What Are the Most Common Mistakes First Time Startup Entrepreneurs Make?
Here's a dozen of the most common mistakes that I've made as an entepreneur and that I continue to see other entrepreneurs make.
1. "Aim", "Aim", "Aim" instead of "Fire, Adjust"; "Fire, Adjust"; "Fire, Adjust"…
Less planning and more selling. Stay in front of customers. Consult with your customers prior to building out your offering.
Never do it in this order:
1) plan, 2) launch, and then 3) try to find customers
Instead, do it in this order:
1) find customers that are willing to pay you to solve their problem while you “perfect” your offering, 2) do that over and over again (and you will be launched), and then 3) measure the results and fill in your plan and make adjustments as necessary.
2. Investing in Infrastructure that Already Exists/Trying to Create Too Many Capabilities
Never invest in any infrastructure that already exists. Outsource everything except for the most strategic nature of your offering. There’s already tons of capacity of everything – just tap into it. Creating capabilities from scratch in a startup is really hard. Focus on the most important capability in your value chain and partner for everything else.
3. Not Owning the Sales Pipeline
Don’t hire a sales team and expect them to just deliver sales while you focus elsewhere. As the entrepreneur, you need to live, eat, and breathe sales. You need to be the primary rainmaker. You need to inspire your sales team. It also helps you stay grounded in terms of what’s working and what’s not working. And that way, your sales leader can never BS you. Don’t underestimate how hard it is to land customers. It is really hard to grow. Really focus on how you identify prospects, how you qualify prospects, how you quote prospects, the sales process, the stages, the failure points, why you lost deals, and the sales cycle time.

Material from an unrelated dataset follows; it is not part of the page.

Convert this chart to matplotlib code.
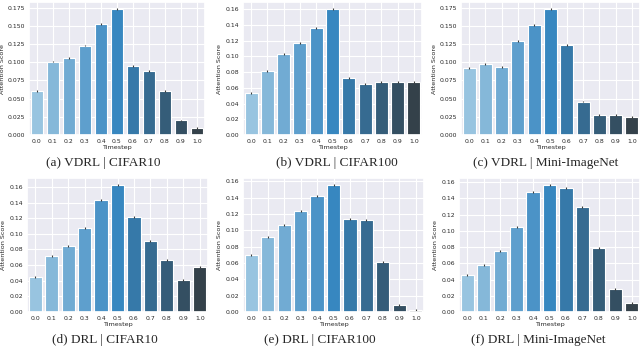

4. Hiring Too Fast and Firing Too Slow
Instead, hire slow and fire fast. Never confuse a few early wins with a trend. It’s a fluke. Never hire in the euphoria of winning a few deals. Contract for someone’s work first, kick the tires, test them out. Once you sign them up, it’s really, really hard to unwind the relationship. On the other hand, if someone is not working out, let them know immediately. If that continues after additional feedback, let them go immediately. Once you see the issues with an employee, everyone else already knows they need to go and are wondering what it taking you so long to fire them. And always pay a severance, but get them to sign a release in exchange for their severance.
5. Launching with a 50/50 Partner or Three Equal Partners
It almost never works. Someone needs to be in control and have the ultimate decision-making authority.
6. Hiring Friends and Associates Instead of Experts That Know Exactly What to Do
There's no time for on-the-job training in a startup. Only hire employees that have done exactly what you want them to do, with the tools you want them to use, in the context in which you are operating, at the stage in which you are operating, at the pace in which you run, and with values that match yours. Anything else is going to fail or cause misery or be misaligned.
7. Not Owning the Financial Model
You don’t have to be a finance or accounting expert, but you better know your financial model. You need to know your customer acquisition cost, your CLTV, your unit economics of each major offering, your cash economics, your overall business model. You need to own it, you need to be able to explain it, and you need to make sure your CFO or Controller is on top of it. (My painful lesson on this one was the reason I created the Startup Financial Model.)
8. Trying to Finance a Bad Business Model Instead of Fixing It
Having a cash crunch in the early stages? Add two more zeros to your revenue and you will still have a cash crunch unless you fix your business model. Focus on the ability to fund your own growth rather trying to raise capital to fund your growth. Raising capital is hard. Prioritize your ability to gain liquidity and improve your cash cycle. Get customers to pre-pay. Negotiate extended terms with vendors. If you get paid upfront with a low customer acquisition cost, you can grow infinitely without external capital.
9. Focusing Too Much on Selling Stock Instead of Selling Customers
Every startup thinks raising capital is the answer to all of their problems. It’s not. It solves one problem but creates new ones (managing a board, answering lots and lots of questions all the time, a deep long-term financial stewardship relationship, a prioritization of the financial outcome over everything else, including your personal life, family, health, etc.) Selling customers creates more value and makes you more attractive to investors. Focus more on selling customers.
10. Not Realizing that Raising Venture Capital Means You Just Gave Up Control
Chances are really good that by raising capital:
1) you no longer control the series (A, B, etc.), 2) you no longer control the board, 3) you no longer control the majority of shares, 4) your stock was turned into 5-year vesting options, 6) you can get shot and replaced at any time, etc.
11. Worrying Too Much About the Competition
They have their own issues. Ignore them. Focus on selling and delivering a great offering and you will do just fine.
12. Not Focusing Enough on Repeatability and Scalability
Having a repeatable offering (the exact same offering for all customers) and a scalable offering (very little COGS or Direct Labor for each incremental unit of offering) are the two most powerful components of a highly successful and profitable business. Do not deliver customized anything – it doesn't scale.